Lo Zafferano: una spezia dai mille usi
Quel colore giallo così caro ai milanesi nel risotto è dovuto a una spezia che viene da lontano, lo Zafferano, il cui nome deriva dall’arabo Zaafran, mentre il suo nome scientifico Crocus deriva dal greco Krokos.
Lo zafferano (Crocus Savitus Linneo) è una pianta che va dai 12 ai 40 cm di altezza. La spezia viene ricavata dagli stigmi, parte superiore del pistillo, dei fiori, tolti a mano e con molta delicatezza, la raccolta avviene tra la fine di ottobre e l’inizio di novembre.
Secondo una leggenda greca le origini dello zafferano risalgono al giovane Crocus, perseguitato dagli dei a causa della sua straordinaria bellezza, che si innamorò della ninfa Smiliace. La ragazza però era la protetta del dio Ermes che, per vendicare l’offesa subita, trasformò il ragazzo in un bulbo dal profumo straordinario, che ben presto divenne noto in tutta la Grecia.
Le prime notizie sullo zafferano risalgono ai papiri egiziani del II secolo a. C e alla Bibbia, che lo cita come una delle spezie più pregiate nel mondo ebraico. Successivamente Omero nel XI e XII libro dell’Iliade parla dei suoi valori terapeutici, come pure in età romana Plinio e Virgilio, mentre Ovidio lo nomina nelle Metamorfosi.
Anticamente lo zafferano era coltivato tra la Barbaria, la Stiria e la Cilicia, e utilizzato dai Sidoni e dagli Stiri per colorare i veli delle giovani donne prossime alle nozze e dai sacerdoti come incenso nelle cerimonie religiose.
In seguito dall’Asia la coltivazione arrivò fino alla Tunisia, e quindi importata in Spagna, dove si diffuse soprattutto a Toledo e Valencia. Verso il 1320, durante il sinodo di Toledo, un domenicano, appartenente alla nobile famiglia abruzzese Santucci, iniziò ad interessarsi alla piccola pianta e alle sue numerose virtù, tanto che dopo il sinodo tornò nelle sue terre dei bulbi di zafferano.

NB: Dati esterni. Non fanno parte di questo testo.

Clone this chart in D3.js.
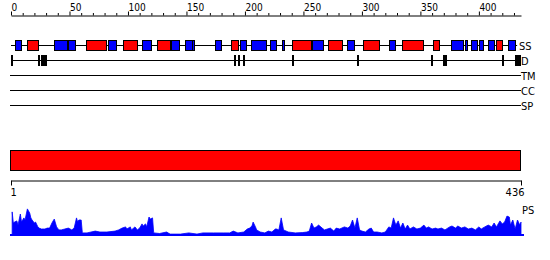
<!DOCTYPE html>
<html>
<head>
<meta charset="utf-8">
<script src="https://cdn.jsdelivr.net/npm/d3@7"></script>
<style>
body { margin: 0; background: #fff; }
text { font-family: "DejaVu Sans Condensed", "DejaVu Sans", sans-serif; }
</style>
</head>
<body>
<script>
var w = 550;
var h = 260;
var seqLength = 436;

// secondary structure: helix (red) / strand (blue)
var ssStart = [3, 14, 37, 49, 64, 83, 96, 112, 125, 137, 149, 155, 174, 188, 196, 205, 221, 232, 240, 257, 271, 287, 301, 323, 334, 361, 376, 388, 393, 400, 408, 415, 425];
var ssEnd   = [8, 23, 48, 55, 81, 90, 108, 120, 136, 144, 155, 157, 179, 194, 201, 218, 226, 234, 256, 266, 283, 293, 315, 328, 352, 366, 386, 390, 398, 403, 413, 420, 431];
var ssType  = ["E", "H", "E", "E", "H", "E", "H", "E", "H", "E", "E", "E", "E", "H", "E", "E", "E", "E", "H", "E", "H", "E", "H", "E", "H", "H", "E", "E", "E", "E", "E", "H", "E"];

// disorder segments
var dStart = [0, 23, 26, 191, 194, 198, 240, 296, 359, 369, 420, 431];
var dEnd   = [2, 24, 31, 192, 195, 200, 241, 297, 360, 372, 422, 436];

var emptyTracks = ["TM", "CC", "SP"];

// PS profile
var psRes = [1, 2, 3, 5, 6, 8, 9, 11, 12, 14,
  16, 17, 18, 20, 21, 23, 24, 26, 29, 31,
  33, 35, 36, 37, 39, 41, 43, 46, 49, 52,
  54, 56, 57, 58, 60, 61, 65, 72, 76, 82,
  89, 92, 95, 98, 99, 102, 103, 106, 108, 110,
  112, 113, 115, 116, 118, 119, 121, 122, 127, 133,
  136, 145, 152, 159, 164, 173, 182, 187, 190, 194,
  199, 202, 204, 206, 207, 209, 210, 213, 217, 220,
  223, 226, 227, 229, 231, 233, 237, 243, 249, 253,
  255, 257, 259, 261, 263, 266, 268, 273, 276, 278,
  281, 285, 288, 290, 292, 294, 296, 298, 300, 303,
  306, 308, 310, 313, 317, 320, 323, 325, 327, 329,
  331, 333, 335, 337, 339, 341, 344, 347, 350, 353,
  355, 357, 360, 363, 365, 368, 371, 375, 377, 380,
  382, 385, 388, 391, 394, 397, 400, 402, 405, 408,
  411, 413, 415, 418, 420, 422, 424, 426, 427, 429,
  431, 433, 435, 436];
var psVal = [.77, .40, .43, .47, .33, .70, .43, .57, .50, .87,
  .73, .57, .50, .40, .43, .27, .23, .20, .20, .23,
  .23, .40, .47, .53, .27, .17, .17, .20, .23, .17,
  .23, .57, .43, .50, .50, .07, .07, .13, .10, .10,
  .13, .17, .23, .27, .20, .27, .17, .27, .17, .23,
  .37, .30, .37, .27, .60, .53, .57, .07, .05, .10,
  .03, .03, .07, .03, .07, .07, .07, .07, .13, .07,
  .10, .20, .23, .30, .43, .27, .17, .10, .07, .13,
  .10, .20, .20, .17, .57, .17, .10, .07, .08, .10,
  .13, .40, .23, .27, .33, .23, .17, .23, .13, .23,
  .20, .27, .23, .30, .50, .23, .57, .17, .13, .10,
  .20, .23, .10, .10, .07, .10, .27, .23, .57, .33,
  .47, .23, .40, .20, .33, .20, .27, .20, .23, .33,
  .23, .27, .20, .23, .20, .23, .17, .27, .30, .23,
  .30, .23, .27, .20, .23, .17, .27, .20, .27, .33,
  .27, .40, .27, .47, .37, .43, .63, .60, .33, .50,
  .20, .50, .33, .43];

var svg = d3.select("body")
	.append("svg")
		.attr("width", w)
		.attr("height", h);

var x = d3.scaleLinear().domain([0, seqLength]).range([11, 521]);

function ssColor(t){
	if(t == "H"){
		return "#FF0000";
	} else {
		return "#0000FF";
	}
}

// top ruler
var topAxis = d3.axisTop(x)
	.tickValues(d3.range(0, 431, 10))
	.tickSizeOuter(0)
	.tickFormat(function(d){ return d % 50 == 0 ? d : ""; });
var gTop = svg.append("g")
	.attr("transform", "translate(0,15.5)")
	.call(topAxis);
gTop.select(".domain").attr("stroke", "#000");
gTop.selectAll(".tick line")
	.attr("y2", function(d){ return d % 50 == 0 ? -4 : -2.5; });
gTop.selectAll(".tick text")
	.attr("text-anchor", "start")
	.attr("x", 0)
	.attr("y", -5)
	.attr("font-size", 10)
	.attr("font-family", null)
	.attr("fill", "#000");

// SS track
svg.append("line")
	.attr("x1", x(0)).attr("x2", x(ssEnd[ssEnd.length - 1]) + 2)
	.attr("y1", 45.5).attr("y2", 45.5)
	.attr("stroke", "#000");
svg.selectAll("rect.ss")
	.data(ssStart)
	.enter()
	.append("rect")
		.attr("class", "ss")
		.attr("x", function(d){ return Math.round(x(d)) + 0.5; })
		.attr("y", 40.5)
		.attr("width", function(d, i){ return Math.max(2, Math.round(x(ssEnd[i]) - x(d))); })
		.attr("height", 10)
		.attr("fill", function(d, i){ return ssColor(ssType[i]); })
		.attr("stroke", "#000");
svg.append("text").attr("x", 519).attr("y", 49.5).attr("font-size", 11).text("SS");

// D track
svg.append("line")
	.attr("x1", x(0)).attr("x2", x(seqLength))
	.attr("y1", 60.5).attr("y2", 60.5)
	.attr("stroke", "#000");
svg.selectAll("rect.d")
	.data(dStart)
	.enter()
	.append("rect")
		.attr("class", "d")
		.attr("x", function(d){ return Math.round(x(d)); })
		.attr("y", 55)
		.attr("width", function(d, i){ return Math.max(2, Math.round(x(dEnd[i]) - x(d))); })
		.attr("height", 11)
		.attr("fill", "#000");
svg.append("text").attr("x", 521).attr("y", 64.5).attr("font-size", 11).text("D");

// empty tracks
emptyTracks.forEach(function(t, i){
	var y = 75.5 + i * 15;
	svg.append("line")
		.attr("x1", 10).attr("x2", 521)
		.attr("y1", y).attr("y2", y)
		.attr("stroke", "#000");
	svg.append("text").attr("x", 521).attr("y", y + 4).attr("font-size", 11).text(t);
});

// full-length bar
svg.append("rect")
	.attr("x", x(0) - 0.5)
	.attr("y", 150.5)
	.attr("width", x(seqLength) - x(0))
	.attr("height", 20)
	.attr("fill", "#FF0000")
	.attr("stroke", "#000");

// bottom ruler
var botAxis = d3.axisBottom(x)
	.tickValues([0, seqLength])
	.tickSizeOuter(0)
	.tickSizeInner(5)
	.tickFormat(function(d){ return d == 0 ? 1 : d; });
var gBot = svg.append("g")
	.attr("transform", "translate(0,180.5)")
	.call(botAxis);
gBot.select(".domain").attr("stroke", "#000");
gBot.selectAll(".tick text")
	.attr("text-anchor", function(d){ return d == 0 ? "start" : "end"; })
	.attr("x", function(d){ return d == 0 ? -1 : 3; })
	.attr("y", 8)
	.attr("font-size", 11)
	.attr("font-family", null)
	.attr("fill", "#000");

// PS profile
var yPs = d3.scaleLinear().domain([0, 1]).range([235, 205]);
var area = d3.area()
	.x(function(d){ return x(d); })
	.y0(yPs(0))
	.y1(function(d, i){ return yPs(psVal[i]); });
svg.append("path")
	.datum(psRes)
	.attr("d", area)
	.attr("fill", "#0000FF")
	.attr("stroke", "#0000FF")
	.attr("stroke-width", 0.8);
svg.append("line")
	.attr("x1", 10).attr("x2", 524)
	.attr("y1", 235).attr("y2", 235)
	.attr("stroke", "#0000FF")
	.attr("stroke-width", 2);
svg.append("text").attr("x", 522).attr("y", 214).attr("font-size", 11).text("PS");
</script>
</body>
</html>
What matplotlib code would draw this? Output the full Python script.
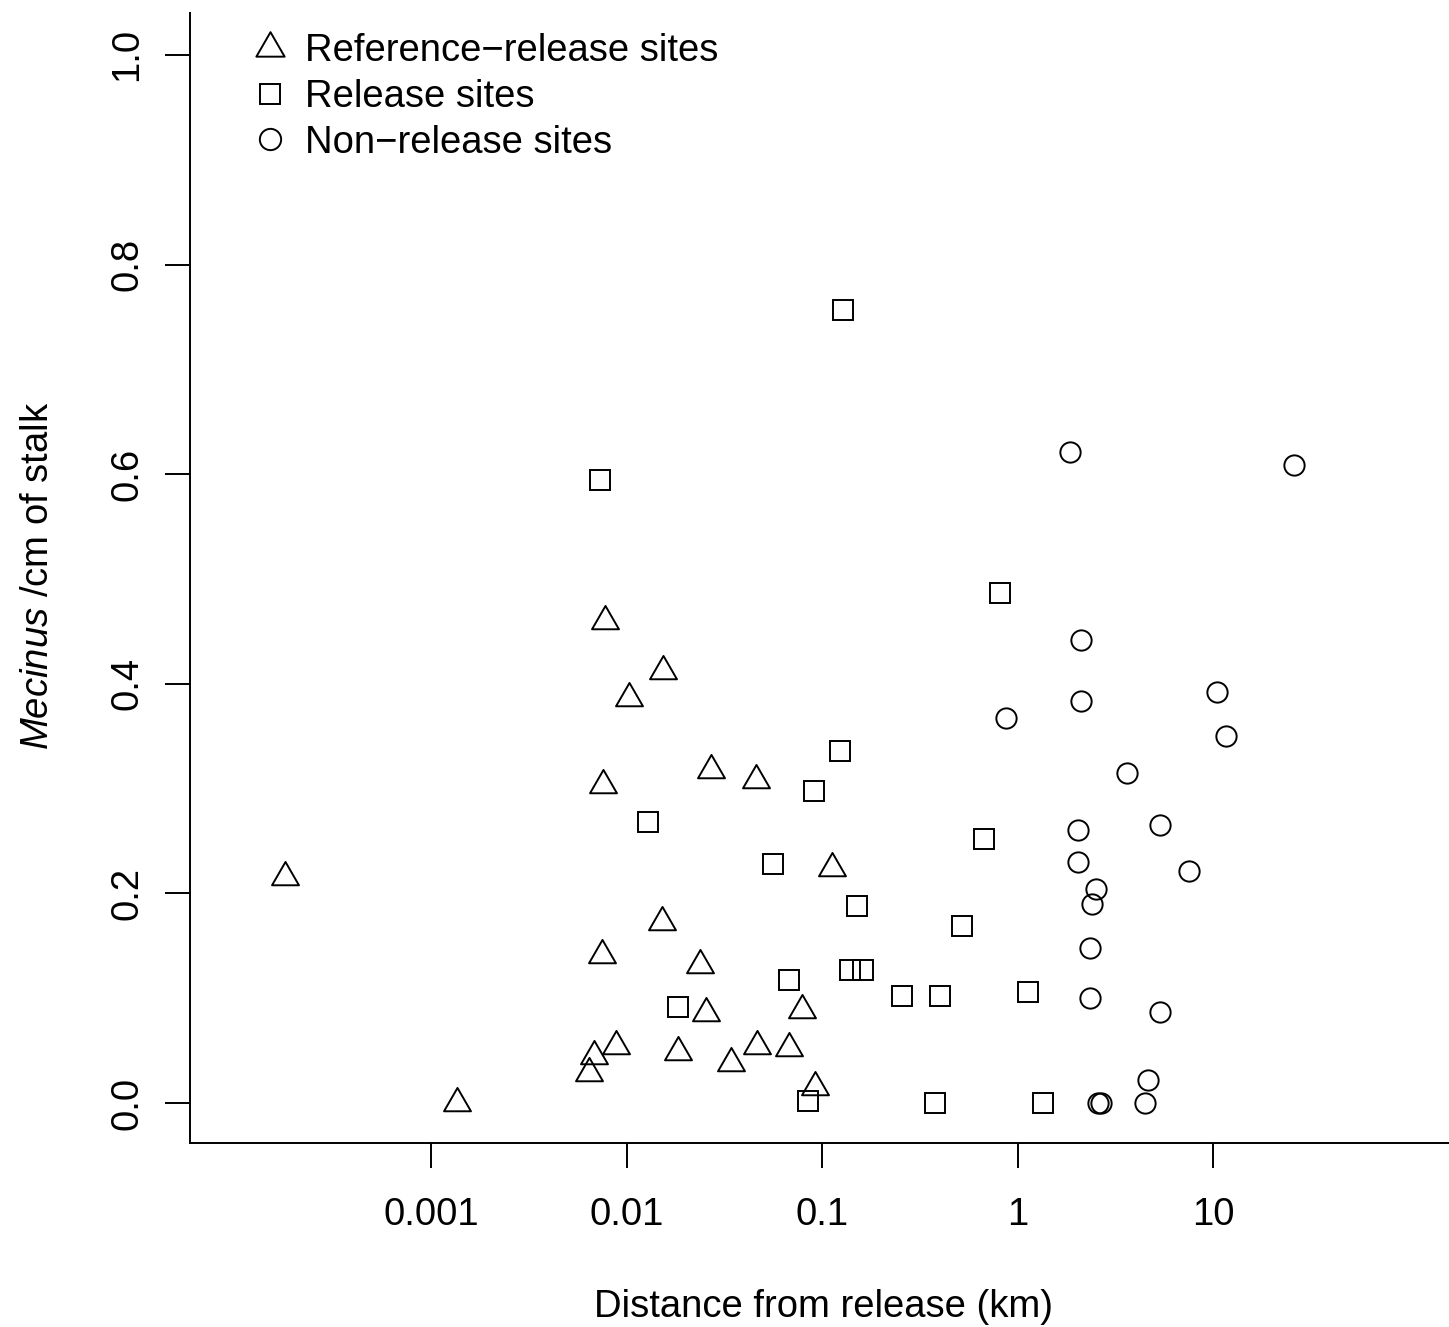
#Importing libraries
import matplotlib.pyplot as plt
from matplotlib.path import Path
from matplotlib.lines import Line2D
from matplotlib.ticker import NullLocator

plt.rcParams['font.family'] = ['Liberation Sans', 'DejaVu Sans']
plt.rcParams['mathtext.fontset'] = 'custom'
plt.rcParams['mathtext.rm'] = 'Liberation Sans'
plt.rcParams['mathtext.it'] = 'Liberation Sans:italic'

#Reference-release sites (triangles)
ref_distance = [0.00018, 0.00136, 0.0078, 0.0154, 0.0103, 0.0076, 0.027, 0.046,
                0.112, 0.0152, 0.0075, 0.0238, 0.0255, 0.079, 0.0088, 0.0068,
                0.0064, 0.0183, 0.0343, 0.0466, 0.068, 0.092]
ref_density = [0.216, 0.0, 0.460, 0.412, 0.386, 0.303, 0.318, 0.308,
               0.224, 0.173, 0.141, 0.132, 0.086, 0.089, 0.054, 0.045,
               0.029, 0.049, 0.038, 0.054, 0.052, 0.015]

#Release sites (squares)
rel_distance = [0.128, 0.0073, 0.81, 0.124, 0.091, 0.0129, 0.056, 0.675, 0.151, 0.52,
                0.139, 0.162, 0.068, 0.0183, 0.256, 0.40, 1.13, 0.085, 0.378, 1.35]
rel_density = [0.757, 0.594, 0.487, 0.336, 0.298, 0.268, 0.228, 0.252, 0.188, 0.169,
               0.127, 0.127, 0.117, 0.092, 0.102, 0.102, 0.106, 0.002, 0.0, 0.0]

#Non-release sites (circles)
non_distance = [1.86, 25.9, 2.11, 0.873, 2.11, 10.5, 11.6, 3.63, 2.04, 5.36, 2.04,
                2.52, 2.40, 7.54, 2.35, 2.35, 5.36, 4.65, 4.49, 2.58, 2.67]
non_density = [0.621, 0.609, 0.442, 0.367, 0.384, 0.392, 0.350, 0.315, 0.260, 0.265, 0.230,
               0.204, 0.190, 0.221, 0.148, 0.100, 0.087, 0.022, 0.0, 0.0, 0.0]

labels = ['Reference\u2212release sites', 'Release sites', 'Non\u2212release sites']
x_ticks = [0.001, 0.01, 0.1, 1, 10]
x_tick_labels = ['0.001', '0.01', '0.1', '1', '10']
y_ticks = [0.0, 0.2, 0.4, 0.6, 0.8, 1.0]
y_tick_labels = ['0.0', '0.2', '0.4', '0.6', '0.8', '1.0']

#Equilateral triangle centred on its centroid, like R's pch=2
triangle = Path([(0, 1), (-0.866, -0.5), (0.866, -0.5), (0, 1)],
                [Path.MOVETO, Path.LINETO, Path.LINETO, Path.CLOSEPOLY])

fs = 27.5
lw = 1.4
styles = [dict(marker=triangle, ms=22.4), dict(marker='s', ms=13.7), dict(marker='o', ms=14.6)]

fig = plt.figure(figsize=(14.49, 13.27), dpi=100)
ax = fig.add_axes([190 / 1449, 184 / 1327, 1259 / 1449, 1130 / 1327])

series = [(ref_distance, ref_density), (rel_distance, rel_density), (non_distance, non_density)]
for (xs, ys), st in zip(series, styles):
  ax.plot(xs, ys, linestyle='none', marker=st['marker'], ms=st['ms'],
          mfc='none', mec='black', mew=lw)

ax.set_xscale('log')
ax.set_xlim(5.85e-5, 161)
ax.set_ylim(-0.0382, 1.040)
ax.set_xticks(x_ticks)
ax.set_xticklabels(x_tick_labels)
ax.xaxis.set_minor_locator(NullLocator())
ax.set_yticks(y_ticks)
ax.set_yticklabels(y_tick_labels, rotation=90, va='center')

for side in ['top', 'right']:
  ax.spines[side].set_visible(False)
for side in ['left', 'bottom']:
  ax.spines[side].set_linewidth(lw)
ax.tick_params(axis='x', length=18, width=lw, labelsize=fs, pad=21)
ax.tick_params(axis='y', length=18, width=lw, labelsize=fs, pad=14)

ax.set_xlabel('Distance from release (km)', fontsize=fs, va='center')
ax.xaxis.set_label_coords(0.503, -0.1455)
ax.set_ylabel(r'$\mathit{Mecinus}$ /cm of stalk', fontsize=fs, va='center')
ax.yaxis.set_label_coords(-0.1207, 0.502)

#Legend
handles = [Line2D([], [], linestyle='none', marker=st['marker'], ms=st['ms'] * 1.05,
                  mfc='none', mec='black', mew=lw) for st in styles]
ax.legend(handles, labels, loc='upper left', bbox_to_anchor=(0.0485, 0.9823),
          frameon=False, fontsize=fs, handlelength=1.0, handletextpad=0.41,
          labelspacing=0.26, borderpad=0, borderaxespad=0)

fig.savefig('out.png', dpi=100)
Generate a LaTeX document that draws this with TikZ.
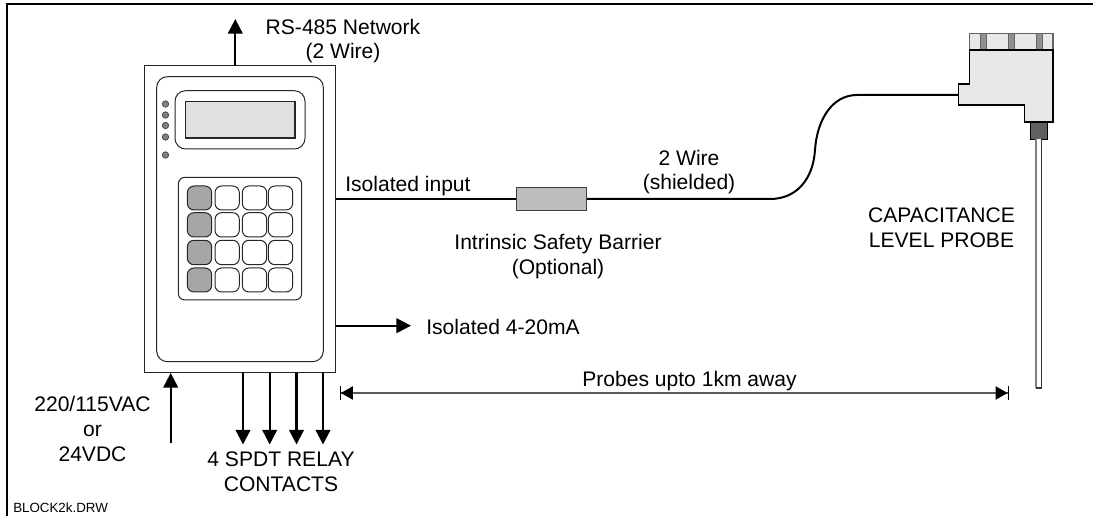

Qui la spezia trovò un habitat ideale e la sua coltivazione portò a un prodotto di qualità superiore a quello delle altre nazioni; in poco tempo divenne uno dei prodotti più stimati dell’Abruzzo, tanto che i commercianti locali si aprirono ai mercati di Milano e Venezia.
Verso il 1317 la popolarità dello zafferano abruzzese era tale che il re angioino Roberto D’Angiò abolì le tasse sul prodotto con lo scopo di agevolarne il commercio.
Agli inizi del '500 numerosi mercanti tedeschi vennero in Abruzzo per acquistare lo zafferano, che in Germania era considerato una importante risorsa commerciale, mentre nello stesso periodo il re Ferrante d’Aragona concesse all’Aquila la possibilità di aprire un’Università, un commerciante di zafferano poté aprire una tipografia con i proventi del suo commercio e venne anche posta la prima pietra della Basilica di San Bernardino.
Sotto i Borboni i coltivatori di zafferano conobbero un nuovo periodo di splendore, tanto che nel 1830 si arrivò a una produzione di 45 quintali.
Durante la seconda guerra mondiale la produzione di zafferano ebbe un notevole rallentamento anche a causa dei soprusi dei piccoli commercianti, per poi, grazie all’opera di Silvio Sarra di Civitaretenga e della sua cooperativa, tornare a essere una delle produzioni più rinomate del mercato italiano e mondiale.